1.2 Unlocking AI Power: Convolutional Neural Networks Explained

Introduction to Convolutional Neural Networks

Convolutional neural networks (CNNs) are a class of deep learning models that have revolutionized the field of artificial intelligence, particularly in the realm of image and video processing. These networks are designed to take advantage of the spatial hierarchy of data, making them exceptionally well-suited for tasks such as image classification, object detection, and image segmentation.

Understanding the Basics of Convolutional Neural Networks

At their core, CNNs are composed of multiple layers, including convolutional layers, pooling layers, and fully connected layers. The convolutional layers apply filters to small regions of the input data, scanning the data in a sliding window fashion. This process allows the network to capture local patterns and features within the data. The pooling layers downsample the data, reducing its spatial resolution while retaining the most important information. Finally, the fully connected layers are used for classification or regression tasks.

Key Components of Convolutional Neural Networks

Several key components are crucial to the functioning of CNNs:

Filters/Kernels: These are small matrices that slide over the input data, performing a dot product at each position to generate feature maps. Filters are learned during training and are used to detect specific features such as edges or textures.
Activation Functions: Applied to the feature maps generated by filters, activation functions introduce non-linearity into the model. Common choices include ReLU (Rectified Linear Unit), Sigmoid, and Tanh.
Pooling Layers: These layers reduce the spatial dimensions of the feature maps, helping to decrease the number of parameters and computations in the network.
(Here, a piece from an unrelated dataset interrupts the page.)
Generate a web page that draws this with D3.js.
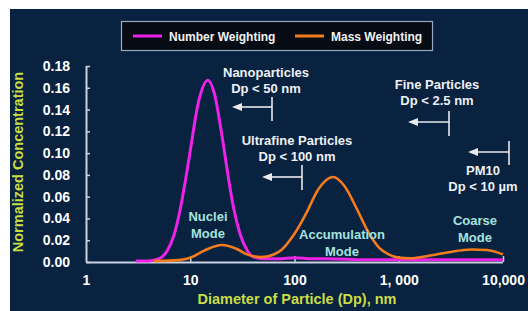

Max pooling is a common technique where the maximum value across each patch of the feature map is taken.
Batch Normalization: This technique normalizes the inputs of each layer, helping to stabilize training and reduce dependencies on initial conditions.

Advantages and Applications of Convolutional Neural Networks

The unique architecture of CNNs confers several advantages that make them indispensable in a wide range of applications. Their ability to automatically and adaptively learn spatial hierarchies of features from images makes them highly effective in:

Image Classification: Determining the category or class that an image belongs to.
Object Detection: Identifying objects within images and localizing them with bounding boxes.
Image Segmentation: Partitioning images into their constituent parts or objects.
Facial Recognition: Identifying or verifying individuals based on facial features.
Autonomous Vehicles: Enabling vehicles to perceive their environment through camera inputs.

Tackling Challenges with Convolutional Neural Networks

Despite their versatility and power, CNNs also present challenges such as requiring large datasets for training and being computationally intensive. Techniques like transfer learning (using pre-trained models as a starting point for new tasks) and data augmentation (artificially increasing dataset size through rotations, flips, etc.) help mitigate these challenges.

Future Directions for Convolutional Neural Networks

As technology advances and computational resources become more accessible, we can expect significant developments in CNN architectures and applications. Future directions include:

Exploring New Architectures: Innovations like transformer models for vision tasks may offer alternatives or complements to traditional CNNs.
Efficiency Improvements: Developing models that require fewer parameters or less computational power without sacrificing performance is an active area of research.

Sustainability and Ethics: Ensuring that AI systems based on CNNs are fair, transparent, and environmentally sustainable will become increasingly important.

By understanding how convolutional neural networks function and how they can be applied across various domains, we unlock powerful tools for tackling complex problems in image processing and beyond. As research continues to push boundaries in this field, we can anticipate even more innovative applications that leverage AI’s potential to transform industries and improve lives.